INFORMATION SUPPLIED:
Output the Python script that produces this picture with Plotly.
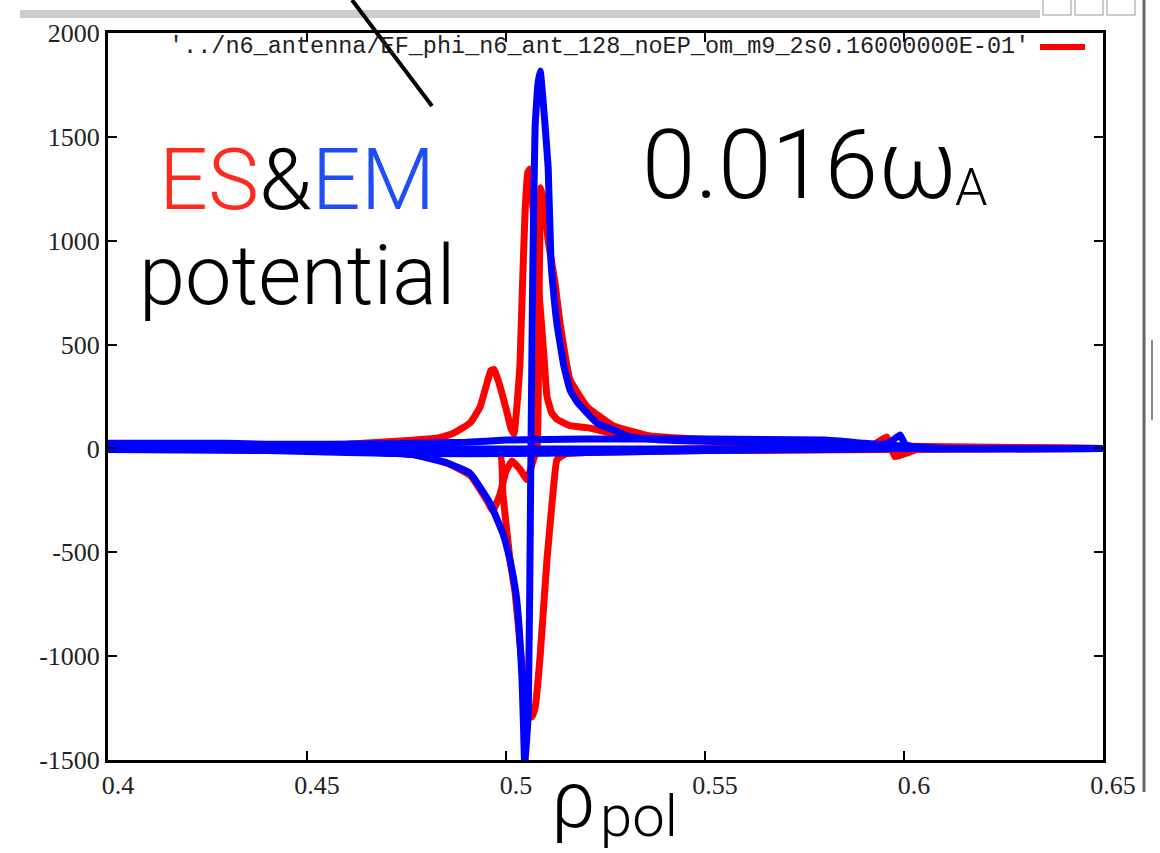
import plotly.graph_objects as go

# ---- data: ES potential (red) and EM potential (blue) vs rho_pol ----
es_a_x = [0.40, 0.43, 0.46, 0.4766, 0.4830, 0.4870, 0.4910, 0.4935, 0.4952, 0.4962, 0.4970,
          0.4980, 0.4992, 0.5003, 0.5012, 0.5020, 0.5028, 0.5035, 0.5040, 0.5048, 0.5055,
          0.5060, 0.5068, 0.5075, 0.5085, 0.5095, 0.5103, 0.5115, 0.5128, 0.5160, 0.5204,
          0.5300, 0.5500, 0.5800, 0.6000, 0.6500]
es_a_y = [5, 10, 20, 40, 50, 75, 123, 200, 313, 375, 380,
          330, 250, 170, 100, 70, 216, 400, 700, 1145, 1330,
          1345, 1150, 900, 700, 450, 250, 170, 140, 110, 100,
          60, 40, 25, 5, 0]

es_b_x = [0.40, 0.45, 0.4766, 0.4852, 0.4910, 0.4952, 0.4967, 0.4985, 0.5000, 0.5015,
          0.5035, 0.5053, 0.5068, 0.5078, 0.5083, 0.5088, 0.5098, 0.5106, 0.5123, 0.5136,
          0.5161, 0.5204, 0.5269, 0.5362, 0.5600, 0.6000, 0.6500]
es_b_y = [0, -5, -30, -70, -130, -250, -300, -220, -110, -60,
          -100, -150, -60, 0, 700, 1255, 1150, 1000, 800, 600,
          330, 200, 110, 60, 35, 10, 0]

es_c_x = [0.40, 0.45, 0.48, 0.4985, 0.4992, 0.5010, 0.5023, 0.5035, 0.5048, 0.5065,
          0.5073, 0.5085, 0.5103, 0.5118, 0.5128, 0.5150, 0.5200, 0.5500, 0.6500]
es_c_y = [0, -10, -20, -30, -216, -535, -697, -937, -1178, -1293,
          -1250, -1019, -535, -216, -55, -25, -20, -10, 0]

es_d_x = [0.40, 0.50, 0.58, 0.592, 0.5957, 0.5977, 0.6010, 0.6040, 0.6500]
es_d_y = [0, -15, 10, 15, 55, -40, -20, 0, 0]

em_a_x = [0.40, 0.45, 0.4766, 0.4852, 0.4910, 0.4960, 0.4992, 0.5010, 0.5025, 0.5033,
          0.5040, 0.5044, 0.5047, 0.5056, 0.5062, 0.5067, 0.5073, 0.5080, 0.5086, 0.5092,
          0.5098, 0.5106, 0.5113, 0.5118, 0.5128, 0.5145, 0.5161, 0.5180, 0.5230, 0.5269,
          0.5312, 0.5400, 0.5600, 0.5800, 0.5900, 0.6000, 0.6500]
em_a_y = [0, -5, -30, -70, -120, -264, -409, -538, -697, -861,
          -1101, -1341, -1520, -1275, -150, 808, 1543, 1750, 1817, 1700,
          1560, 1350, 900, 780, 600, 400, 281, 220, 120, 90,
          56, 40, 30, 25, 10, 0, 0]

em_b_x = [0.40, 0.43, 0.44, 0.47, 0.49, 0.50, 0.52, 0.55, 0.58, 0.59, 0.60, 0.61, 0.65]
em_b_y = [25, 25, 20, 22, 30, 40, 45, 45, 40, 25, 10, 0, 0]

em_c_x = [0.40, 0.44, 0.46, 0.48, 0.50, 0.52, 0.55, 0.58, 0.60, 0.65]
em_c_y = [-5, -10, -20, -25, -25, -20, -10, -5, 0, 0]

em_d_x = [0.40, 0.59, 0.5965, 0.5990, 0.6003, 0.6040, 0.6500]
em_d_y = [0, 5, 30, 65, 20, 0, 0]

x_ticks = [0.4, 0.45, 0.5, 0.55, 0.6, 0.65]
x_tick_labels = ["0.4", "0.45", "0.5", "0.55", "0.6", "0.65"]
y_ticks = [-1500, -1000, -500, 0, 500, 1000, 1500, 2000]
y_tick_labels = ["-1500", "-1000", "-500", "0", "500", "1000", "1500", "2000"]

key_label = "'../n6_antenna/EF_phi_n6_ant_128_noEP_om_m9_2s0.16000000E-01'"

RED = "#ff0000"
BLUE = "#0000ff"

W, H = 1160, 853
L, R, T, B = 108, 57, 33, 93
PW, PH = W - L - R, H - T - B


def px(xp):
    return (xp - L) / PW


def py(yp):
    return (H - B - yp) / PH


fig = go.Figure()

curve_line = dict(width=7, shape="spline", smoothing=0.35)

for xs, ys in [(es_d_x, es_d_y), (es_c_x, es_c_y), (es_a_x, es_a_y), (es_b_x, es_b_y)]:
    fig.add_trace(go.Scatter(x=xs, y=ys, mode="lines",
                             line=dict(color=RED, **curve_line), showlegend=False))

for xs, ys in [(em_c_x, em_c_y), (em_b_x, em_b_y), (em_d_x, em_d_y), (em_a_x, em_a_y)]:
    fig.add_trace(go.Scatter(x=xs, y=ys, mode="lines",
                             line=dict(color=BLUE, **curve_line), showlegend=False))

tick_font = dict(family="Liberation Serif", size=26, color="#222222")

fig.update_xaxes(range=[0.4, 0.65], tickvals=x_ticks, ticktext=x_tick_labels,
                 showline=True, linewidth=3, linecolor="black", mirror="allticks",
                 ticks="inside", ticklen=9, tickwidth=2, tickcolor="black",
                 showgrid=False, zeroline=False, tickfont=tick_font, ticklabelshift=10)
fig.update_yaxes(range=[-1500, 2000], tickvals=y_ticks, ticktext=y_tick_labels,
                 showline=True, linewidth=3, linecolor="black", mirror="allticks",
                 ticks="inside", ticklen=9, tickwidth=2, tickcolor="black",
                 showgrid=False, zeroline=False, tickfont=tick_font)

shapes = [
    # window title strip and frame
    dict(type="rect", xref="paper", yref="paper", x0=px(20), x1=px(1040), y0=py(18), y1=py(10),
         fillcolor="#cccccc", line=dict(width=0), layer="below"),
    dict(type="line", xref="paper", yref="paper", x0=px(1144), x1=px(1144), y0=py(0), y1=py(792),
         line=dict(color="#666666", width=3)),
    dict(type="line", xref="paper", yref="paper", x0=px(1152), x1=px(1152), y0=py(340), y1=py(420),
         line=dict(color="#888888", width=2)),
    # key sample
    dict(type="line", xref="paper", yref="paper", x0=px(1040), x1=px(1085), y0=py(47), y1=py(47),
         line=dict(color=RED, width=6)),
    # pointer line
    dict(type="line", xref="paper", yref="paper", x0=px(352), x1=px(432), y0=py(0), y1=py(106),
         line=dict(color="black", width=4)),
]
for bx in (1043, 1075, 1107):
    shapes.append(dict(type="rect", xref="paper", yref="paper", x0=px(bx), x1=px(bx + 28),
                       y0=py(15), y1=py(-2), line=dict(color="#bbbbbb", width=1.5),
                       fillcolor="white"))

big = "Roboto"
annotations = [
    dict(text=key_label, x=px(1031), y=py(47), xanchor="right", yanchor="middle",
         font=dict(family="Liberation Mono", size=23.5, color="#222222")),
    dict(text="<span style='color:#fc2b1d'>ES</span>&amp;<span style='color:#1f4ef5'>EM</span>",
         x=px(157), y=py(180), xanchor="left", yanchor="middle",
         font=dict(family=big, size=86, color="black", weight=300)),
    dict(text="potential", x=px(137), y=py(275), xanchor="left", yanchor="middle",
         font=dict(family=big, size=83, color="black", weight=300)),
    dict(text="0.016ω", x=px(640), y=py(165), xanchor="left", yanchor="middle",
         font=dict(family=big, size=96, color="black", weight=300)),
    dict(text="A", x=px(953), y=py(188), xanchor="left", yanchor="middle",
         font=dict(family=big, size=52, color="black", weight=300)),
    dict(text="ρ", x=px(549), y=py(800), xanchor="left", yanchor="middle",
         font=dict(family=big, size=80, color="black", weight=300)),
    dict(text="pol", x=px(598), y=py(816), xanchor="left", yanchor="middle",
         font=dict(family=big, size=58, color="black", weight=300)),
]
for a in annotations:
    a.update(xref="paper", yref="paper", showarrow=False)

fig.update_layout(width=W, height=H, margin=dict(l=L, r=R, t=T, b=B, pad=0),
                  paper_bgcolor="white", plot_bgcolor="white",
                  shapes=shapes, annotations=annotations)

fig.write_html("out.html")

---

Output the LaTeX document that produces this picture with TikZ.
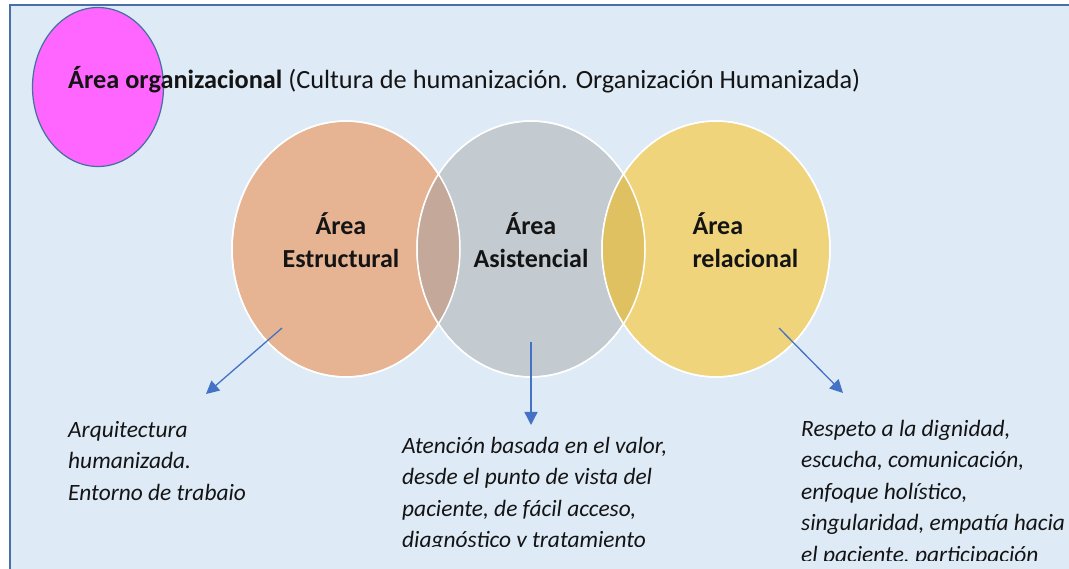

* * *

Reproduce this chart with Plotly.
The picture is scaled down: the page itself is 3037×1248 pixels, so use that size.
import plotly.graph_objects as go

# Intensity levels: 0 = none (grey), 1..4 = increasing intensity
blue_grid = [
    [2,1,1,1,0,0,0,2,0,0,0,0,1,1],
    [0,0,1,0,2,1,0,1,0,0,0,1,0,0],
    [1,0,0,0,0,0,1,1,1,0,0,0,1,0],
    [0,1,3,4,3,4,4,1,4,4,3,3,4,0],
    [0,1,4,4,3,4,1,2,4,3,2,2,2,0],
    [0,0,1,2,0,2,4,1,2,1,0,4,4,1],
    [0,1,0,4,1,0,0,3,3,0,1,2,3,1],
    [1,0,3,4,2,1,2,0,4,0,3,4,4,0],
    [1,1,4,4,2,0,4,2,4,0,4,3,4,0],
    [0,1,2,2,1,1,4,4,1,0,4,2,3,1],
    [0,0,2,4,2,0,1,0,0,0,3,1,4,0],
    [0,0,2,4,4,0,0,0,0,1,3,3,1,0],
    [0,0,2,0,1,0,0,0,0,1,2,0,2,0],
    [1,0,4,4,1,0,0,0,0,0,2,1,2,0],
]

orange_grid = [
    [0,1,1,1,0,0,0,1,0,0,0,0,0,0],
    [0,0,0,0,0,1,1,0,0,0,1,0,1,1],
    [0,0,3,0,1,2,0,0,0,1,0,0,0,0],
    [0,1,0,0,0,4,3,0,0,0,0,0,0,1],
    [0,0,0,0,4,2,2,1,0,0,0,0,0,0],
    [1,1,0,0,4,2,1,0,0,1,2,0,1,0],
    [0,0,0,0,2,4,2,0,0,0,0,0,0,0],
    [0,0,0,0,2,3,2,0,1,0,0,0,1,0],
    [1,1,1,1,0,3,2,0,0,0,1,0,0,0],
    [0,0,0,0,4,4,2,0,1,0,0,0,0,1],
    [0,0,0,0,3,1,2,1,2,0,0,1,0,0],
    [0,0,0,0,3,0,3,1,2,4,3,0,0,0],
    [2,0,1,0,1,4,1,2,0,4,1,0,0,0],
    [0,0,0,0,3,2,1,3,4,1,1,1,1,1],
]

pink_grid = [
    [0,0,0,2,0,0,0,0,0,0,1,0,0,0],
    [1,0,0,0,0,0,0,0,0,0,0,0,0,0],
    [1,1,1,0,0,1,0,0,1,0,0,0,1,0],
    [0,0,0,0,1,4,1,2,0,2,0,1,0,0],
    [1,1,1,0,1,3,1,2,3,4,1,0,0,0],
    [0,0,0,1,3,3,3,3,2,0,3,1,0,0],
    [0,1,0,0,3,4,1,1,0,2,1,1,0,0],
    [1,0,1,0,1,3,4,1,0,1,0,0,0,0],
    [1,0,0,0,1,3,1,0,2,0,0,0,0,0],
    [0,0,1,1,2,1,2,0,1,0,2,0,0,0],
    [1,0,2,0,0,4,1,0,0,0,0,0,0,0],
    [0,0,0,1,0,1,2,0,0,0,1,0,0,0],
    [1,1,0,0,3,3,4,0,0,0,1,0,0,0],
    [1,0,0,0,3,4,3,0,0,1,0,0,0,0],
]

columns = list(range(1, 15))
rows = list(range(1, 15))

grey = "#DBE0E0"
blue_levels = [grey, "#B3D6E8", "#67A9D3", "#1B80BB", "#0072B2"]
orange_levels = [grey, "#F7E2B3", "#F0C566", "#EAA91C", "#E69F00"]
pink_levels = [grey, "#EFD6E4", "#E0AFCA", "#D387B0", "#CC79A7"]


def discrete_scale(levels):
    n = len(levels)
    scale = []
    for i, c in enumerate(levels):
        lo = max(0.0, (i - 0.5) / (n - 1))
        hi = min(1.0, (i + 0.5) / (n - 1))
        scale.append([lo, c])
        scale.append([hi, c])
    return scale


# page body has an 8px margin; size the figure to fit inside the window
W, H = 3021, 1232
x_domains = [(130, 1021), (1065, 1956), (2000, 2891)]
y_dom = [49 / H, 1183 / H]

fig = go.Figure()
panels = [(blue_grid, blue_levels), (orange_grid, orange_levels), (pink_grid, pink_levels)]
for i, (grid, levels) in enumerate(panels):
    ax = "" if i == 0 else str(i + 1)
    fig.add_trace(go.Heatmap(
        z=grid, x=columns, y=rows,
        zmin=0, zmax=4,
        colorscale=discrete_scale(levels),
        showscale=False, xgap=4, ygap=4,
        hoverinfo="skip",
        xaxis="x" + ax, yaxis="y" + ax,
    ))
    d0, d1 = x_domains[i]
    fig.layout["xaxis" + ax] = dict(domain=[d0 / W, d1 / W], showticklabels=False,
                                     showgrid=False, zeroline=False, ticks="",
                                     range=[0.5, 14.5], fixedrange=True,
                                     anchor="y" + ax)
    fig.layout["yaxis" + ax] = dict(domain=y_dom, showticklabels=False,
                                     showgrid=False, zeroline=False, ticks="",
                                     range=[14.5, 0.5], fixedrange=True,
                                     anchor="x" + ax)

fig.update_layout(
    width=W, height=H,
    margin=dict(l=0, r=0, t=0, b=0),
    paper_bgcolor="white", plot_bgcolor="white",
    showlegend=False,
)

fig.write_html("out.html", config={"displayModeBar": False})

STATED TASK: Drop the images and output only the lines from the one that contains "Output the Python" to the one that contains "es_d_y = [0, -15, 10, 15, 55, -40, -20, 0, 0]", both included.

SOLUTION TO THIS TASK:
Output the Python script that produces this picture with Plotly.
import plotly.graph_objects as go

# ---- data: ES potential (red) and EM potential (blue) vs rho_pol ----
es_a_x = [0.40, 0.43, 0.46, 0.4766, 0.4830, 0.4870, 0.4910, 0.4935, 0.4952, 0.4962, 0.4970,
          0.4980, 0.4992, 0.5003, 0.5012, 0.5020, 0.5028, 0.5035, 0.5040, 0.5048, 0.5055,
          0.5060, 0.5068, 0.5075, 0.5085, 0.5095, 0.5103, 0.5115, 0.5128, 0.5160, 0.5204,
          0.5300, 0.5500, 0.5800, 0.6000, 0.6500]
es_a_y = [5, 10, 20, 40, 50, 75, 123, 200, 313, 375, 380,
          330, 250, 170, 100, 70, 216, 400, 700, 1145, 1330,
          1345, 1150, 900, 700, 450, 250, 170, 140, 110, 100,
          60, 40, 25, 5, 0]

es_b_x = [0.40, 0.45, 0.4766, 0.4852, 0.4910, 0.4952, 0.4967, 0.4985, 0.5000, 0.5015,
          0.5035, 0.5053, 0.5068, 0.5078, 0.5083, 0.5088, 0.5098, 0.5106, 0.5123, 0.5136,
          0.5161, 0.5204, 0.5269, 0.5362, 0.5600, 0.6000, 0.6500]
es_b_y = [0, -5, -30, -70, -130, -250, -300, -220, -110, -60,
          -100, -150, -60, 0, 700, 1255, 1150, 1000, 800, 600,
          330, 200, 110, 60, 35, 10, 0]

es_c_x = [0.40, 0.45, 0.48, 0.4985, 0.4992, 0.5010, 0.5023, 0.5035, 0.5048, 0.5065,
          0.5073, 0.5085, 0.5103, 0.5118, 0.5128, 0.5150, 0.5200, 0.5500, 0.6500]
es_c_y = [0, -10, -20, -30, -216, -535, -697, -937, -1178, -1293,
          -1250, -1019, -535, -216, -55, -25, -20, -10, 0]

es_d_x = [0.40, 0.50, 0.58, 0.592, 0.5957, 0.5977, 0.6010, 0.6040, 0.6500]
es_d_y = [0, -15, 10, 15, 55, -40, -20, 0, 0]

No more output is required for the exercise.